Part of the allure of extreme metal is the challenge inherent in the execution. Coming of age in heyday of the 80s guitar wizardry I was obsessed with the technical prowess of shredders like Vinnie Moore, Cacophony (Friedman and Becker), Steve Vai, Joe Satriani, and – of course – his Swedish Harmonic Minor Majesty Yngwie J. Malmsteen. Kevin Hufnagel has in his many band configurations been leading the charge in creating and shaping music that rivals and at times surpasses the heroics of the previous era, but his instincts to ground that technicality in solid song craft has always been priority.
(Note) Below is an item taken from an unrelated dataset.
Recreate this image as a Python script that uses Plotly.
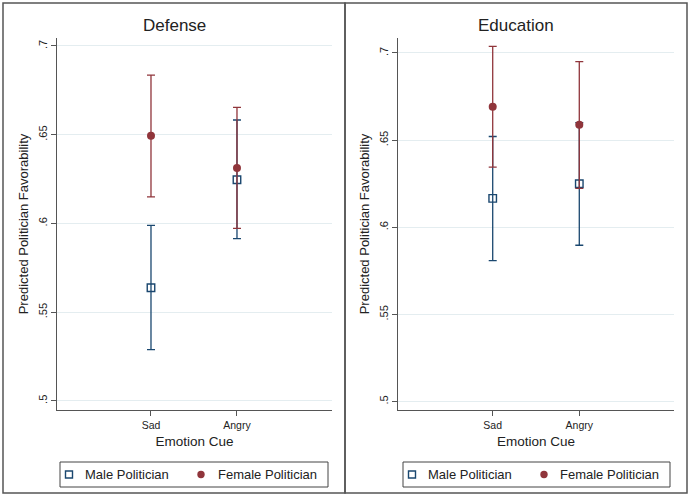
import plotly.graph_objects as go

categories = ["Sad", "Angry"]
cat_pos = [1, 2]

defense_male = [0.5638, 0.6246]
defense_male_lo = [0.5289, 0.5915]
defense_male_hi = [0.5989, 0.6583]
defense_female = [0.6494, 0.6312]
defense_female_lo = [0.6150, 0.5972]
defense_female_hi = [0.6836, 0.6654]

education_male = [0.6166, 0.6250]
education_male_lo = [0.5809, 0.5897]
education_male_hi = [0.6521, 0.6600]
education_female = [0.6692, 0.6589]
education_female_lo = [0.6345, 0.6223]
education_female_hi = [0.7038, 0.6950]

y_ticks = [0.5, 0.55, 0.6, 0.65, 0.7]
y_ticktext = [".5", ".55", ".6", ".65", ".7"]

series_names = ["Male Politician", "Female Politician"]
panel_titles = ["Defense", "Education"]

MALE = "#1A476F"
FEMALE = "#90353B"
FONT = "Arial, Liberation Sans, sans-serif"
W, H = 690, 498

fig = go.Figure()


def add_pair(xa, ya, m, mlo, mhi, f, flo, fhi):
    fig.add_trace(go.Scatter(
        x=cat_pos, y=m, mode="markers", name=series_names[0],
        xaxis=xa, yaxis=ya, showlegend=False,
        marker=dict(symbol="square-open", size=7.5, color=MALE, line=dict(width=1.4, color=MALE)),
        error_y=dict(type="data", symmetric=False,
                     array=[h - v for h, v in zip(mhi, m)],
                     arrayminus=[v - l for v, l in zip(m, mlo)],
                     color=MALE, thickness=1.3, width=4),
    ))
    fig.add_trace(go.Scatter(
        x=cat_pos, y=f, mode="markers", name=series_names[1],
        xaxis=xa, yaxis=ya, showlegend=False,
        marker=dict(symbol="circle", size=8, color=FEMALE),
        error_y=dict(type="data", symmetric=False,
                     array=[h - v for h, v in zip(fhi, f)],
                     arrayminus=[v - l for v, l in zip(f, flo)],
                     color=FEMALE, thickness=1.3, width=4),
    ))


add_pair("x", "y", defense_male, defense_male_lo, defense_male_hi,
         defense_female, defense_female_lo, defense_female_hi)
add_pair("x2", "y2", education_male, education_male_lo, education_male_hi,
         education_female, education_female_lo, education_female_hi)


def px_x(p):
    return p / W


def px_y(p):
    return 1 - p / H


axis_common = dict(showline=True, linecolor="#555555", linewidth=1.2, ticks="outside",
                   ticklen=5, tickcolor="#555555", tickfont=dict(family=FONT, size=10.5, color="#222"),
                   zeroline=False)

xcommon = dict(axis_common, tickvals=cat_pos, ticktext=categories, showgrid=False,
               title=dict(text="Emotion Cue", font=dict(family=FONT, size=13.5, color="#222"), standoff=6))
ycommon = dict(axis_common, tickvals=y_ticks, ticktext=y_ticktext, tickangle=-90,
               showgrid=True, gridcolor="#E4EDF0", gridwidth=1,
               tickfont=dict(family=FONT, size=11, color="#222"),
               title=dict(text="Predicted Politician Favorability",
                          font=dict(family=FONT, size=13, color="#222"), standoff=4))

annotations = []
shapes = [
    dict(type="rect", xref="paper", yref="paper", x0=px_x(3), x1=px_x(345), y0=px_y(493), y1=px_y(3),
         line=dict(color="#555555", width=1.5)),
    dict(type="rect", xref="paper", yref="paper", x0=px_x(345), x1=px_x(687), y0=px_y(493), y1=px_y(3),
         line=dict(color="#555555", width=1.5)),
]

# panel titles
for title, cx in zip(panel_titles, [174, 516]):
    annotations.append(dict(text=title, x=px_x(cx), y=px_y(26), xref="paper", yref="paper",
                            xanchor="center", yanchor="middle", showarrow=False,
                            font=dict(family=FONT, size=17, color="#222")))

# legends (one per panel)
legend_boxes = [(60, 328), (403, 670)]
legend_items = [[(69, 83), (201, 216)], [(412, 426), (544, 558)]]
ly0, ly1 = 462, 487
lyc = (ly0 + ly1) / 2
for (bx0, bx1), items in zip(legend_boxes, legend_items):
    shapes.append(dict(type="rect", xref="paper", yref="paper", x0=px_x(bx0), x1=px_x(bx1),
                       y0=px_y(ly1), y1=px_y(ly0), line=dict(color="#444444", width=1),
                       fillcolor="white", layer="below"))
    (mx, tx), (fx, ftx) = items
    shapes.append(dict(type="rect", xref="paper", yref="paper", x0=px_x(mx - 3.5), x1=px_x(mx + 3.5),
                       y0=px_y(lyc + 3.5), y1=px_y(lyc - 3.5), line=dict(color=MALE, width=1.4)))
    shapes.append(dict(type="circle", xref="paper", yref="paper", x0=px_x(fx - 3.7), x1=px_x(fx + 3.7),
                       y0=px_y(lyc + 3.7), y1=px_y(lyc - 3.7), line=dict(color=FEMALE, width=0),
                       fillcolor=FEMALE))
    annotations.append(dict(text=series_names[0], x=px_x(tx), y=px_y(lyc), xref="paper", yref="paper",
                            xanchor="left", yanchor="middle", showarrow=False,
                            font=dict(family=FONT, size=13, color="#222")))
    annotations.append(dict(text=series_names[1], x=px_x(ftx), y=px_y(lyc), xref="paper", yref="paper",
                            xanchor="left", yanchor="middle", showarrow=False,
                            font=dict(family=FONT, size=13, color="#222")))

fig.update_layout(
    xaxis=dict(xcommon, domain=[px_x(57), px_x(332)], range=[-0.093, 3.105], anchor="y"),
    yaxis=dict(ycommon, domain=[px_y(410), px_y(38)], range=[0.4949, 0.7045], anchor="x"),
    xaxis2=dict(xcommon, domain=[px_x(398), px_x(674)], range=[-0.094, 3.094], anchor="y2"),
    yaxis2=dict(ycommon, domain=[px_y(410), px_y(38)], range=[0.4952, 0.7086], anchor="x2"),
    width=W, height=H,
    margin=dict(l=0, r=0, t=0, b=0),
    paper_bgcolor="white", plot_bgcolor="white",
    font=dict(family=FONT, color="#222"),
    showlegend=False,
    annotations=annotations,
    shapes=shapes,
)

fig.write_html("out.html")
That ear for composition has never been more exposed in Messages to the Past, which acts as fond recall to the era of incredible instrumental albums while simultaneously exposing his influences and melodic sense in a beautifully layered set of songs.
The aggressive rush of opener “Pulse Controller” aside, this is not a particularly heavy record in the extreme sense folks might expect if you’re coming from the perspective of Hugnagel’s work with Gorguts or even Dysrhythmia. But the attention to overlapping lines and syncopated arpeggiated attacks are right there, laid bare and exposed with no instrumentation other than Hufnagel’s layered guitars. And truth be told, it’s when Hufnagel moves away from the more “metal” leanings that Messages to the Past really comes into its own.
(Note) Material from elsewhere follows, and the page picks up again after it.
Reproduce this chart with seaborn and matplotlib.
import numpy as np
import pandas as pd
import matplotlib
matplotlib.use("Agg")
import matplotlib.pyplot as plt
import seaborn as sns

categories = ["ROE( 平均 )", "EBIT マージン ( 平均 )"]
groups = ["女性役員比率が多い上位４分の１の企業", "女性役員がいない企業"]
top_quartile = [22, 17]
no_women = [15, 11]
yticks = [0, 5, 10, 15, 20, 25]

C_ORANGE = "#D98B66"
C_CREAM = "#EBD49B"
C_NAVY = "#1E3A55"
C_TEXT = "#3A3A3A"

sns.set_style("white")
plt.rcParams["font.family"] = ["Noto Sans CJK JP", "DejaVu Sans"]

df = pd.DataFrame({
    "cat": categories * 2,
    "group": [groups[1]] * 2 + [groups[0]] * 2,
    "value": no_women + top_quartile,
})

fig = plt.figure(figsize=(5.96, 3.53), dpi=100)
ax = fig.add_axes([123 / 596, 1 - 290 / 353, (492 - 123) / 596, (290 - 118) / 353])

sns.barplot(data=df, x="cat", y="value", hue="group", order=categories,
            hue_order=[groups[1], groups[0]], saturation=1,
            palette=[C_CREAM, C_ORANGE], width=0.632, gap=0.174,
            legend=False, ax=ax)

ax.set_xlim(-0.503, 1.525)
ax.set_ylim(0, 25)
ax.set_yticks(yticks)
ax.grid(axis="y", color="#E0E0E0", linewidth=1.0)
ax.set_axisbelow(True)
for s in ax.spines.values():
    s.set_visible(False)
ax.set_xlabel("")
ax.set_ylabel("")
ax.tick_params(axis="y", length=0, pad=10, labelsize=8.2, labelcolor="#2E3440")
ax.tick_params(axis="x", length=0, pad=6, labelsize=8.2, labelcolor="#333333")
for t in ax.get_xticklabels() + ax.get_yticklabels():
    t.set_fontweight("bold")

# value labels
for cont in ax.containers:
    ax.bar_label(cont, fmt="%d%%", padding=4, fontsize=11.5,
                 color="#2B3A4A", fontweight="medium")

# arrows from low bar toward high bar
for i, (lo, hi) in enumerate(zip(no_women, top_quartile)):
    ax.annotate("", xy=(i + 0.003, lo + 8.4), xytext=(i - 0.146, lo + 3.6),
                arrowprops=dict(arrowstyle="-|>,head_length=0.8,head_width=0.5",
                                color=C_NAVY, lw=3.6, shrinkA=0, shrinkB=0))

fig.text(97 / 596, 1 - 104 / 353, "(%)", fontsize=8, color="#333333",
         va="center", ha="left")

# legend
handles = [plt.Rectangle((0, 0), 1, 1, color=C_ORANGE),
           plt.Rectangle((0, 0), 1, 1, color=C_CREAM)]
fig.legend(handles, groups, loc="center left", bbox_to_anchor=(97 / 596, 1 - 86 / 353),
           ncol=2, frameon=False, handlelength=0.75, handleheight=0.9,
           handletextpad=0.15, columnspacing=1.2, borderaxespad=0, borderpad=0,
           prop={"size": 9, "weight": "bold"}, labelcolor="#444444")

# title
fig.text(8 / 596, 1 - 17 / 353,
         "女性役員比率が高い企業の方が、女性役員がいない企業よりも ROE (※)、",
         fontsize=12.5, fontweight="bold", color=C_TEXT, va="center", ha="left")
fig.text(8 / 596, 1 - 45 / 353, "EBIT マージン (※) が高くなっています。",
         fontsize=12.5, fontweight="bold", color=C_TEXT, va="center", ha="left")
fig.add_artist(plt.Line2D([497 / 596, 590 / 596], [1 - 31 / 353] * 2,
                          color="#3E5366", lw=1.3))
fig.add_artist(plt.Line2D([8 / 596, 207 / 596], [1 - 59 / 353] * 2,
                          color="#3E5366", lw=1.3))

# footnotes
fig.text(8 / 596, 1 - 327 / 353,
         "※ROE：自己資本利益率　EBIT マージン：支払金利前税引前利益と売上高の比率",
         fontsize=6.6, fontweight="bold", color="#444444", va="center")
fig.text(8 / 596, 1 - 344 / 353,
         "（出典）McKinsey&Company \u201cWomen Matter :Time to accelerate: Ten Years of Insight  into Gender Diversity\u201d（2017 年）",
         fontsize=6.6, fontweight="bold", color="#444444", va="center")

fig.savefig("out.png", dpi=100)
“Seperations” really sets the tone for the record, and it’s a sublime melody over fragile picked chords. The main line switches from a warm clean to a super saturated high gain that moves in and out of harmonizing with another lead. Without other instruments it’s left to Hufnagel to provide the dynamics, mood, and tone for each track, and by utilizing subtle nods to his guitar heroes of the past the album never comes off as boring or staid. Listening to how he colors note choices in my early favorite “Through the Neon Forest” brings to mind Jim Matheos solos in Fates Warning: the tone is exquisite, and the way he harmonizes against himself provides a tension that intensifies and releases as he shifts to each section of the song. “The Eyes of Another” channels an anxiety-ridden Joe Stariani trying to figure out “Always With Me, Always With You,” and finding a beauty in the anxiety lost in the saccharine approach Satriani employs on Surfing With the Alien (full disclosure: I love everything about that song and album. Saccharine is fine with me).
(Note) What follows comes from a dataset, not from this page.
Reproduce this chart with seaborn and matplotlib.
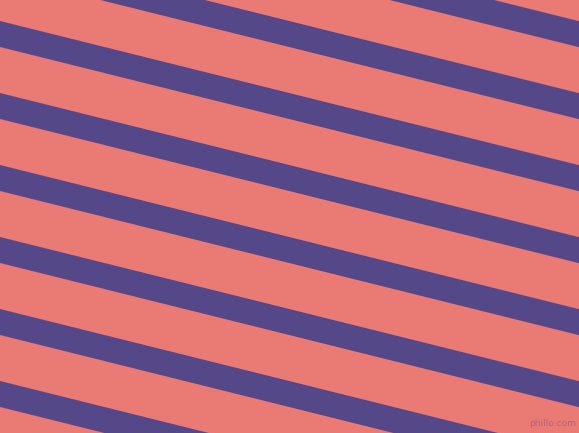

Whether it’s acoustic loss of “Moment of Leaving” and “Inner Unseen” or the (slightly) heavier moments of the aforementioned “Pulse Controller” and “Circling the Grave” what becomes apparent is that Kevin Hufnagel isn’t just an incredible guitarist more than worthy to stand and shred next to the virtuosos of yesteryear. His attention to craft and melody is always at the forefront, and each note played is in service to that craft. Messages to the Past feels timeless and immediate, and conveys the impression of an intimate look into one of the best players in the scene right now.